I believe that disabled people have so much to give and so much to teach from our lived experiences.  We have so much that our movements can learn from.  We have so much to learn from each other, cross-disability.  I believe that disability justice can be something that shifts and changes how we have been taught to organize; how we have been taught to move.  There are many different ways of moving through the world.  And the more I learn, the more mistakes I make, the more victories I have, the more time I take to reflect, center and listen to myself and those around me, the more I keep coming back to disability justice.

For so long I have tried to (been forced to) squeeze myself into ableist ways of doing things.  The way I thought about activism and the revolutionary body was never with disability at the center.  And I was so hungry for things that reflected me, that I settled for crumbs: a little queer here, a little people of color here, a little Asian here, a little feminist here, a little woman of color there.  And part of it was that I wasn’t raised by disabled parents and family members and the community I was raised in, though disability was everywhere you looked, never talked about disability—and certainly not in a political way.  And I was so used to doing without and being separated from pieces of myself—being cut right down the middle; having to survive on crumbs as a transracial and transnational adoptee of color, that I didn’t ask.  I didn’t say what I knew inside:  something is wrong.

And I was seduced by ableism, as we all are, as I still fight against.  The seduction of ableism is so strong, sold to us as so absolutely desirable that we don’t notice when there are no disabled people in our lives.  We don’t notice when we never have to think about disability and ableism.  In fact, we prefer it that way.  The seduction of being desirable—of even the possibility of being desirable—is enough to keep us hooked.  As I fight against the ableism inside of me, it at once forces me to shift and queer what desire means.  It at once forces me to shift and queer what I desire.  It forces me to shift and queer racist, gendered and capitalist notions of desire; of who and what is desirable.

And as revolutionaries, I believe we have to shift and queer the kinds of revolutionary bodies, minds, thinking, and movements that we desire as well.

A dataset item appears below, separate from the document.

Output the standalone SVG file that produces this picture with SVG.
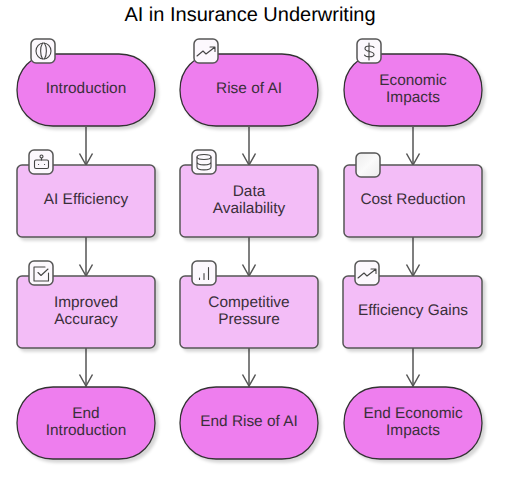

Most of us are beating down the door, trying to get in to have access to the skills, conversations, strategy and knowledge that is kept at the top/bottom of stairs, bound by language, locked by pace.  Most of us are aching for cross-movement work with an integrated anti-ableist analysis and commitment that includes (but doesn’t stop at) access; that understands access within a political framework.  Some of us have turned away completely—why should we fight to be a part of something that doesn’t even want us?  That doesn’t even include us?  That doesn’t even desire us—that doesn’t even know the first thing about how to desire us; about how we want to be desired?  Some of us will not or cannot turn away, because these are our people too, we are you and you are us—how can we be divided?  You are my people too, am I not yours?  So we have carved out ways that we can stay connected anyway we can, pushing for more; slowly and firmly.  And many of us have felt all of these at one time or another.  And all of us are doing our work: to survive, create, organize, fight, build community, build movement, and tell our stories.

Someday we will all look back at the segregation of our organizing and movements. How many cross-movement, social justice, multi-issue organizations, groups, collectives working for liberation would dare move forward with all men or with all whites?   Someday we will talk about the days long ago when non-disabled folks never included disabled people, politics, histories and legacies in their work.  Because it is our work, we are each other in so many ways.